▸ **EXTRACTED MATERIAL**:
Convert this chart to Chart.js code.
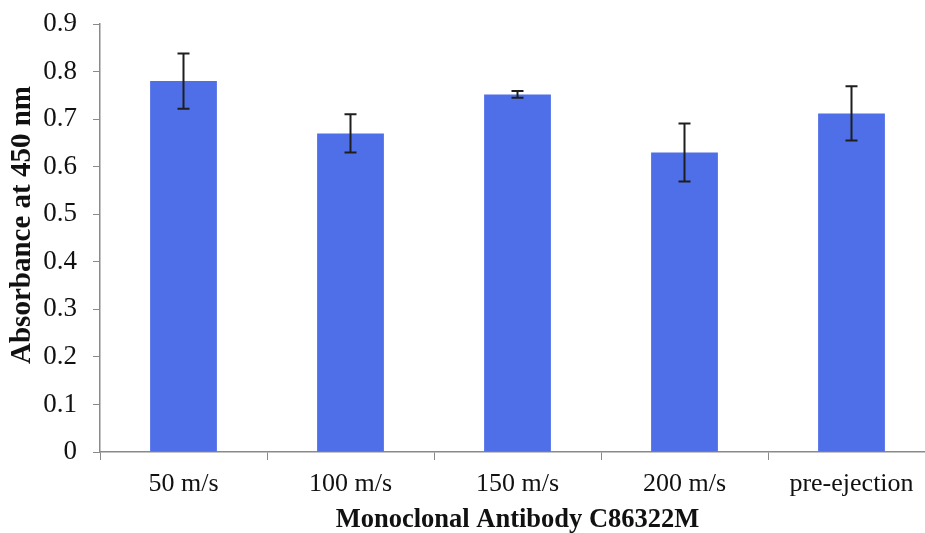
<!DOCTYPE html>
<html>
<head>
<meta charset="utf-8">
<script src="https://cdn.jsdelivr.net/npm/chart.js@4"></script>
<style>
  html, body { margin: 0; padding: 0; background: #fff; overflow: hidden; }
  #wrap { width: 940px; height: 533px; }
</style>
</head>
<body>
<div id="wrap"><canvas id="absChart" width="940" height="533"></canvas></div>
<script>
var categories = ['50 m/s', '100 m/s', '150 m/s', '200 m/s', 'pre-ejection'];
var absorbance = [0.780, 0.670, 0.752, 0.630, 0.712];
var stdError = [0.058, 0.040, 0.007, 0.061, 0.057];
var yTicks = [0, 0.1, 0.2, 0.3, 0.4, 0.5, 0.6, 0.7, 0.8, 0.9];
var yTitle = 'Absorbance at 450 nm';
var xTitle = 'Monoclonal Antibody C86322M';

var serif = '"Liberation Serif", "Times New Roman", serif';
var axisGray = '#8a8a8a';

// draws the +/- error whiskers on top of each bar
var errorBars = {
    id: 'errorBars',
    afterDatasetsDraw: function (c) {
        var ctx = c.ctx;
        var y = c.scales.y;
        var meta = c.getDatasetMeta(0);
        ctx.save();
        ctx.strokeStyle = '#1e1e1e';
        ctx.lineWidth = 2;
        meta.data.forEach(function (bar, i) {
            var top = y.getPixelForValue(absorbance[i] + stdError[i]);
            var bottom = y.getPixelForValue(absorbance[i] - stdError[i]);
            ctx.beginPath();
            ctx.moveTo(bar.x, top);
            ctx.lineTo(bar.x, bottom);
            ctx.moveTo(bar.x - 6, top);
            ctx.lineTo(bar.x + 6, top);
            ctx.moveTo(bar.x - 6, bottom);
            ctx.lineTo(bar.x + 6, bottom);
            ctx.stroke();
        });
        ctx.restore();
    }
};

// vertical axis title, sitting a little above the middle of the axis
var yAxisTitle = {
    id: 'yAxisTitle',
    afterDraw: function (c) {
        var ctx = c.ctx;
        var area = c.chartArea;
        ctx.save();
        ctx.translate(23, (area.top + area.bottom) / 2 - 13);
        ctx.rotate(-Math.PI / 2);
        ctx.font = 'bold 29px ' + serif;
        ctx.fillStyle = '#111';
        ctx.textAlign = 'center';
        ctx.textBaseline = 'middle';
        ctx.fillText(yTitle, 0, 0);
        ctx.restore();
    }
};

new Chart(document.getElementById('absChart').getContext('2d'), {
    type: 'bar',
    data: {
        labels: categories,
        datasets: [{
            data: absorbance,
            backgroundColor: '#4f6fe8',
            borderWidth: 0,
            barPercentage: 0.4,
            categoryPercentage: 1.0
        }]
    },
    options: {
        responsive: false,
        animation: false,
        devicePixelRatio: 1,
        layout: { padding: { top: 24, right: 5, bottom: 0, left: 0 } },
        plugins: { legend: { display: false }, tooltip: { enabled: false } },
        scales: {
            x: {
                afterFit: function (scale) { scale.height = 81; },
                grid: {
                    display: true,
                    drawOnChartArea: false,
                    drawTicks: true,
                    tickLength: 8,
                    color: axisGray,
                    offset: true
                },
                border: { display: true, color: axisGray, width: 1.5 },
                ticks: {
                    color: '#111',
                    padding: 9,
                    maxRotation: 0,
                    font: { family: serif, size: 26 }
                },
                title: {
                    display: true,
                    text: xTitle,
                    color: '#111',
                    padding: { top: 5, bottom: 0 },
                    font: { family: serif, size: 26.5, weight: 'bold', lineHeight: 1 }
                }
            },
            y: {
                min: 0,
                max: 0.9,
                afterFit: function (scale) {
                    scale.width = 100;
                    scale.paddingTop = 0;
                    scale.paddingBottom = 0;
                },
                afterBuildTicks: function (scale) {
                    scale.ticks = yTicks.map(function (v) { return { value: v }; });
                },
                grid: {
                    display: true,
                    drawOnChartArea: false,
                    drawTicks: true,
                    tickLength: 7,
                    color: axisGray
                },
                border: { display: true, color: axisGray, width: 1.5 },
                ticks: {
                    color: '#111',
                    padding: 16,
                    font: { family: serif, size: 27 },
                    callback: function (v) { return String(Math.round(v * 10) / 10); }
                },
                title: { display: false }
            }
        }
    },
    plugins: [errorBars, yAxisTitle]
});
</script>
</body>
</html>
---
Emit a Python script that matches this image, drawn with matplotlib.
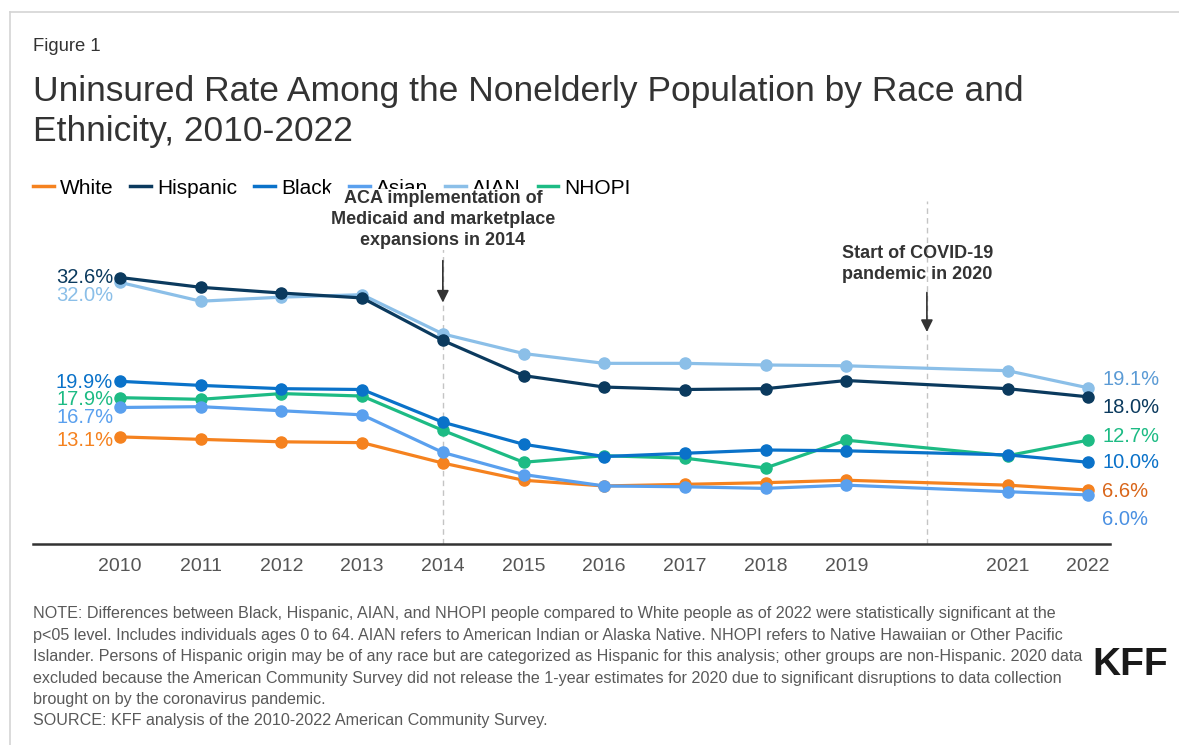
--
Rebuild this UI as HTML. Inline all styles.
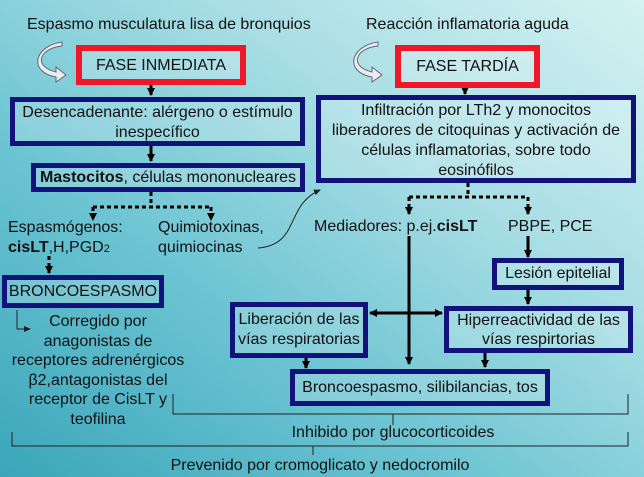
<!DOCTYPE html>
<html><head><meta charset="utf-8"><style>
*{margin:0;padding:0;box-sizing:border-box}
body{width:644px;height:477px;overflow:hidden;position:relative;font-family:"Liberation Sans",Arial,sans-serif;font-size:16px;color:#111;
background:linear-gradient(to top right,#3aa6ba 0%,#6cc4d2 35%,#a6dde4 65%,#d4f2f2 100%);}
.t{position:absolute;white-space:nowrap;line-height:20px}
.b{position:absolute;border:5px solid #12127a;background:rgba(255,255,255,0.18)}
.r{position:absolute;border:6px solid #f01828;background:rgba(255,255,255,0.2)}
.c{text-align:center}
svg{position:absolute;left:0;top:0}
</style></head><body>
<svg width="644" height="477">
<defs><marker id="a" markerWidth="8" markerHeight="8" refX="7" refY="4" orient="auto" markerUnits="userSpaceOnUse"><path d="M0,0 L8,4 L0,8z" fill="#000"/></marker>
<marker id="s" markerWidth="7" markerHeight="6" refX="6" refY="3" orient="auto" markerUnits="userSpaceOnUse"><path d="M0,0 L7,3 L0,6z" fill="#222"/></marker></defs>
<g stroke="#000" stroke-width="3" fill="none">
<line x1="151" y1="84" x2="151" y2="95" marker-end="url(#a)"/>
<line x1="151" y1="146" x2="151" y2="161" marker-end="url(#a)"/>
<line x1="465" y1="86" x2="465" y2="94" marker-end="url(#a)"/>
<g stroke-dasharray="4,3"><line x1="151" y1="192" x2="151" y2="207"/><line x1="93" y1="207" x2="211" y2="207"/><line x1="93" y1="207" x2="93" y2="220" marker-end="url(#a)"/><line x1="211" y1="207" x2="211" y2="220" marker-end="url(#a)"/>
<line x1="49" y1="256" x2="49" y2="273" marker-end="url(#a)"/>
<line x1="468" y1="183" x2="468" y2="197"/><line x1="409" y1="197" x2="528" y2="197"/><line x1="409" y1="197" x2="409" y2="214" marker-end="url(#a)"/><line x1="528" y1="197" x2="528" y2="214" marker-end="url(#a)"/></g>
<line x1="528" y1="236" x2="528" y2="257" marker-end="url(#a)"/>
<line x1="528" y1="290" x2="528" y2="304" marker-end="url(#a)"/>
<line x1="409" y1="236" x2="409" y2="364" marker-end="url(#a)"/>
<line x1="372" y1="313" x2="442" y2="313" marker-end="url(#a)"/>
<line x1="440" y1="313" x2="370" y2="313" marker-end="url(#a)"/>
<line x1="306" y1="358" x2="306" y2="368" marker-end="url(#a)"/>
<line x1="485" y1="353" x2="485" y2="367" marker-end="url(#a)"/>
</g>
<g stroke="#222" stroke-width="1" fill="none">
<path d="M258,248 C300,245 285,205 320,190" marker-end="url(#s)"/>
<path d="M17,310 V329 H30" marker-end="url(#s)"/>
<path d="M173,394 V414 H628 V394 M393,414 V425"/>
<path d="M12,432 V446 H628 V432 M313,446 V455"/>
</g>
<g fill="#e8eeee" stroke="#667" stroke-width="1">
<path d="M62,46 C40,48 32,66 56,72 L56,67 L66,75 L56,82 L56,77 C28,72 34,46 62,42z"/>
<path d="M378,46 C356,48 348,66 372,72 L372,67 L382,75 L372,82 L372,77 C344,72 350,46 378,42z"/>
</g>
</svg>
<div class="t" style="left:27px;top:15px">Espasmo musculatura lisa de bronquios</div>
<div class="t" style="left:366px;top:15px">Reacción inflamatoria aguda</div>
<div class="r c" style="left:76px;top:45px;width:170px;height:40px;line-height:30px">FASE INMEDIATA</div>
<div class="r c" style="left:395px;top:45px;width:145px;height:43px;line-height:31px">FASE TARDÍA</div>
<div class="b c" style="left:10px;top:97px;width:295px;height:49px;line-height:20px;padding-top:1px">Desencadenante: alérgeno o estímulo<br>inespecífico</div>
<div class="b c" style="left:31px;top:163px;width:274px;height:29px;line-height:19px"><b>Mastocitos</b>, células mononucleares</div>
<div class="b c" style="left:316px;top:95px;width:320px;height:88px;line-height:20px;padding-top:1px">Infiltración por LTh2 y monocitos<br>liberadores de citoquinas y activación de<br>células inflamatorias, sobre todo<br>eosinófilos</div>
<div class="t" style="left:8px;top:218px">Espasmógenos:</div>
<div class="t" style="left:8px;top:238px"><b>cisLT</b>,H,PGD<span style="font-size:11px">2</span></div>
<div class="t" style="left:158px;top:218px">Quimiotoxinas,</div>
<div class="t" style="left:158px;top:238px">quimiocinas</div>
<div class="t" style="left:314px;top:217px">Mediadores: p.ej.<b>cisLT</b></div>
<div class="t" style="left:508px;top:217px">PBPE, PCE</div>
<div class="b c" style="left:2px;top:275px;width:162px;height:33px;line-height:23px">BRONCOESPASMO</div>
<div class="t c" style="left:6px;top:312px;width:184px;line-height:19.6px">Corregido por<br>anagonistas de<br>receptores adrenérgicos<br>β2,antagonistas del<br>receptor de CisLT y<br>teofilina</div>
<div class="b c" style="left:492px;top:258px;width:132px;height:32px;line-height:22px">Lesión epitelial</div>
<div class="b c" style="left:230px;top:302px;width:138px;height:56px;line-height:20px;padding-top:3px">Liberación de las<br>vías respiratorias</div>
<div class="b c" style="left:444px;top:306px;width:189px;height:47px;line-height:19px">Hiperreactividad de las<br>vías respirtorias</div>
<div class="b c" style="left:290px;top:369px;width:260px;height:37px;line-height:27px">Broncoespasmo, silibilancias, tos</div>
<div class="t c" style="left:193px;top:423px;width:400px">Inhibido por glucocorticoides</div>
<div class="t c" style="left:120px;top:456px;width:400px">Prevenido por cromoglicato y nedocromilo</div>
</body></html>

▸ **OBJECTIVE**:
Filter the records, keeping only lines that contain "this", and show those lines.

▸ **TASK OUTPUT**:
Convert this chart to Chart.js code.
Emit a Python script that matches this image, drawn with matplotlib.
Rebuild this UI as HTML. Inline all styles.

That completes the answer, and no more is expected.